# TASK INSTRUCTIONS
Leave out the pictures; transcribe all else exactly.

# STORED DATA
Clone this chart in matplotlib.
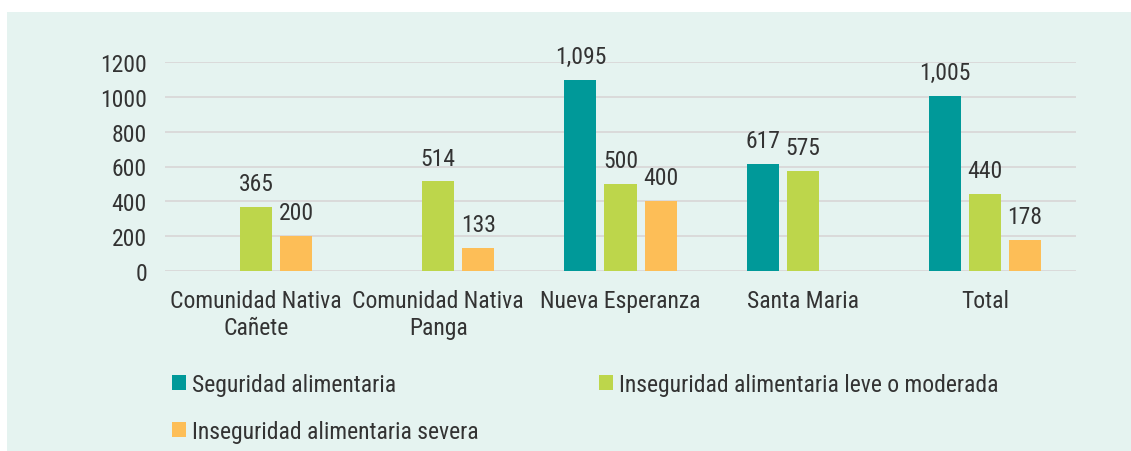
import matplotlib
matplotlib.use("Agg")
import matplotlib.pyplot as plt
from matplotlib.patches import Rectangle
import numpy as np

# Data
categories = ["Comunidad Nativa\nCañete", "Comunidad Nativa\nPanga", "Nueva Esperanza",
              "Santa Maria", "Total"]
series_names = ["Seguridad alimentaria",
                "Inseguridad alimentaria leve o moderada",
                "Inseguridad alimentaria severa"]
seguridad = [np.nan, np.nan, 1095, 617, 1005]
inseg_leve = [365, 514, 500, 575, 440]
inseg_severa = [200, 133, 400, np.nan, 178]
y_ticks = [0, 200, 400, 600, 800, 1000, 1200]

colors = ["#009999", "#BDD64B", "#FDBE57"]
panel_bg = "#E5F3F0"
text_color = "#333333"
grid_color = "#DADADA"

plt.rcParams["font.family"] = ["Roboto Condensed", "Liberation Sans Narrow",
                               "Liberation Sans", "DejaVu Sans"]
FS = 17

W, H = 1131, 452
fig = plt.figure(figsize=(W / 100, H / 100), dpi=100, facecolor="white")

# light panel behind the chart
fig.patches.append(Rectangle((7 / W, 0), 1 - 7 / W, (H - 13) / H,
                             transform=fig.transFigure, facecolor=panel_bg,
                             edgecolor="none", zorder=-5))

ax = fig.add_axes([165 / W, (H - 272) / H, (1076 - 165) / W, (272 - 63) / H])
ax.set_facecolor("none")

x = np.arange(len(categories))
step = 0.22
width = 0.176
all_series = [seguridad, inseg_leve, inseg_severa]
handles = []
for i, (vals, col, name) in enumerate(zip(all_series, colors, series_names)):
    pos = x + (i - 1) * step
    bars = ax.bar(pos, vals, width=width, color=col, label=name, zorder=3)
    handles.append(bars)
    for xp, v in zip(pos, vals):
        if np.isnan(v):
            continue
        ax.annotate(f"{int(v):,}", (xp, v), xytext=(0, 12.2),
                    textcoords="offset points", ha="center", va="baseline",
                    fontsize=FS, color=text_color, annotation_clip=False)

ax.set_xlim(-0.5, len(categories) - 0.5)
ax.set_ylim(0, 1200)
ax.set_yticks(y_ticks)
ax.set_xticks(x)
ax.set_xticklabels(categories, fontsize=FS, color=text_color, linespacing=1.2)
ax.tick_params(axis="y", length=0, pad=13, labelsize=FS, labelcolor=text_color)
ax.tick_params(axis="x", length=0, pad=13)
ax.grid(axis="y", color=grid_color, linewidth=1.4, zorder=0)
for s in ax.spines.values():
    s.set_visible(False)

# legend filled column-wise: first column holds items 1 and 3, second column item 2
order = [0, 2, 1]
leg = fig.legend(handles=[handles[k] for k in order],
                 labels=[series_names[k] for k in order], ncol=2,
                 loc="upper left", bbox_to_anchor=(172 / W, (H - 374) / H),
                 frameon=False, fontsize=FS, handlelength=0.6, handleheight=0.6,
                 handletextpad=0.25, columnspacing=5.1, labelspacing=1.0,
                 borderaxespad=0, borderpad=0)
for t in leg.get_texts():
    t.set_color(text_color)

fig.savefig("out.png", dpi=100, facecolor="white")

# FINAL RESULT
Clone this chart in matplotlib.
import matplotlib
matplotlib.use("Agg")
import matplotlib.pyplot as plt
from matplotlib.patches import Rectangle
import numpy as np

# Data
categories = ["Comunidad Nativa\nCañete", "Comunidad Nativa\nPanga", "Nueva Esperanza",
              "Santa Maria", "Total"]
series_names = ["Seguridad alimentaria",
                "Inseguridad alimentaria leve o moderada",
                "Inseguridad alimentaria severa"]
seguridad = [np.nan, np.nan, 1095, 617, 1005]
inseg_leve = [365, 514, 500, 575, 440]
inseg_severa = [200, 133, 400, np.nan, 178]
y_ticks = [0, 200, 400, 600, 800, 1000, 1200]

colors = ["#009999", "#BDD64B", "#FDBE57"]
panel_bg = "#E5F3F0"
text_color = "#333333"
grid_color = "#DADADA"

plt.rcParams["font.family"] = ["Roboto Condensed", "Liberation Sans Narrow",
                               "Liberation Sans", "DejaVu Sans"]
FS = 17

W, H = 1131, 452
fig = plt.figure(figsize=(W / 100, H / 100), dpi=100, facecolor="white")

# light panel behind the chart
fig.patches.append(Rectangle((7 / W, 0), 1 - 7 / W, (H - 13) / H,
                             transform=fig.transFigure, facecolor=panel_bg,
                             edgecolor="none", zorder=-5))

ax = fig.add_axes([165 / W, (H - 272) / H, (1076 - 165) / W, (272 - 63) / H])
ax.set_facecolor("none")

x = np.arange(len(categories))
step = 0.22
width = 0.176
all_series = [seguridad, inseg_leve, inseg_severa]
handles = []
for i, (vals, col, name) in enumerate(zip(all_series, colors, series_names)):
    pos = x + (i - 1) * step
    bars = ax.bar(pos, vals, width=width, color=col, label=name, zorder=3)
    handles.append(bars)
    for xp, v in zip(pos, vals):
        if np.isnan(v):
            continue
        ax.annotate(f"{int(v):,}", (xp, v), xytext=(0, 12.2),
                    textcoords="offset points", ha="center", va="baseline",
                    fontsize=FS, color=text_color, annotation_clip=False)

ax.set_xlim(-0.5, len(categories) - 0.5)
ax.set_ylim(0, 1200)
ax.set_yticks(y_ticks)
ax.set_xticks(x)
ax.set_xticklabels(categories, fontsize=FS, color=text_color, linespacing=1.2)
ax.tick_params(axis="y", length=0, pad=13, labelsize=FS, labelcolor=text_color)
ax.tick_params(axis="x", length=0, pad=13)
ax.grid(axis="y", color=grid_color, linewidth=1.4, zorder=0)
for s in ax.spines.values():
    s.set_visible(False)

# legend filled column-wise: first column holds items 1 and 3, second column item 2
order = [0, 2, 1]
leg = fig.legend(handles=[handles[k] for k in order],
                 labels=[series_names[k] for k in order], ncol=2,
                 loc="upper left", bbox_to_anchor=(172 / W, (H - 374) / H),
                 frameon=False, fontsize=FS, handlelength=0.6, handleheight=0.6,
                 handletextpad=0.25, columnspacing=5.1, labelspacing=1.0,
                 borderaxespad=0, borderpad=0)
for t in leg.get_texts():
    t.set_color(text_color)

fig.savefig("out.png", dpi=100, facecolor="white")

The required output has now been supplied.